It's time to get your hero on!  The Champions of Zeta City have an opening, so you can make it onto the team by earning enough fame to prove your worth by taking on a big villain, plus their henchmen and underlings.  Other wannabe heroes have the same idea, but you can prove your worth by outdoing them (or attacking them).  This is the world of Heroes Wanted, a card/board game from Action Phase Games that has the silliest heroes and villains outside of The Tick -- and some very good gameplay too.

Each player assembles their hero by combining a card from the A deck (the top half, which gives a type of hero (Vigilante, Cosmic, Tech, or Mutant) and superpower) and from the B deck (with a more ongoing ability).  Players can go for straight ability (like Danger Blade), silliness (Brunch Giraffe), or a mix of the two (like American Weevil).  Players also get a random quirk, which gives them 10 fame but goes down 2 fame each time they don't do what the quirk says (like consoling another hero who rests, or posing heroically after damaging a bad guy).  Players get a Hero Bonus area, which gives benefits when they complete Headlines.  Finally, the heroes get four basic action cards, one Superpower action card, and one Hero Type card.

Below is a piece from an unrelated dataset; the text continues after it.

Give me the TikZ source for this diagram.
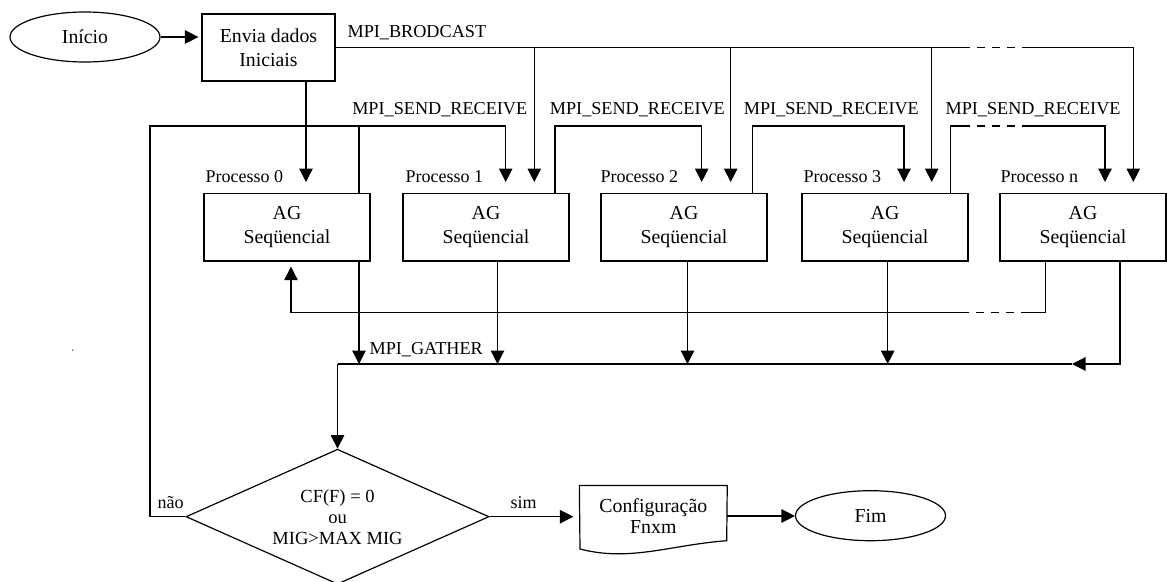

Villains are assembled by combining A and B cards  -- so far, I've faced the Mama Twins, Unstoppable Jock, and the dreaded Cat Taco -- and the villain usually has 15 hit points per player.   The scenario (four come in the basic game) includes: spaces for the Villain (plus their movement), underlings, and henchmen; special rules, from throwing out trash to secret doors; Headlines that give players fame when accomplished; and when the villain escape if not knocked out.  Once that's all set up, it's time to play!
Starting with the first hero (which can change during the game) and going clockwise, each player can play one action card.  These are usually a movement or attack, but they can sometimes do other things, like make a player the first hero or let them get a card from their discards.  Players can knock out an underling for 4 damage (and earn 1 fame) or henchman for 5 damage (and get 2 fame), or damage the villain (earning half the hit point damage at the end of the game, plus a bonus for knocking them out or doing the most damage to them).  Players can also attack other players.  If a player meets a headline requirement (like knocking out three henchmen or earning 10 fame), the players get a bonus from their Hero Bonus card.  And since players can't use cards in their discard pile, they can choose to rest, doing nothing but getting all their cards back.

Of course, villains get to attack back!  The main villain does an amount of damage determined by their A and B cards; in addition, heroes take 1 damage from each adjacent underling and 2 damage from each adjacent henchman.  Players can discard cards equal to or greater than the damage to avoid being injured.  If a player can't, they spend the next turn doing nothing (and getting all their cards back) and get an injury token, which adds 1 to future damage and costs them 2 fame at the end of the game.

There is so much I like about Heroes Wanted.  The game has an absolutely terrific sense of humor, from the hero and villain combos to the flavor text ("Giraffes are the nunchucks of the animal kingdom") and scenarios (where you stop villains from jaywalking or selling bootleg dvds).  The gameplay is also quite effective, as you have to decide when and who to attack, when to holds cards back to defend with, what headlines to grab, and what you'll do to win.  (I learned early on that knocking out the villain doesn't guarantee victory.)  The tokens are designed perfectly to see exactly what's on the board: Underlings are small and gray, henchmen are bigger and tan, and the villain is the biggest and black.  The Extra, Extra expansion gives many more hero and villain cards, and future expansions should provide new scenarios as well.  Heroes Wanted is perfect for folks what want to play something that's both thoughtful and amusing.  Trust me: I was DJ Worm.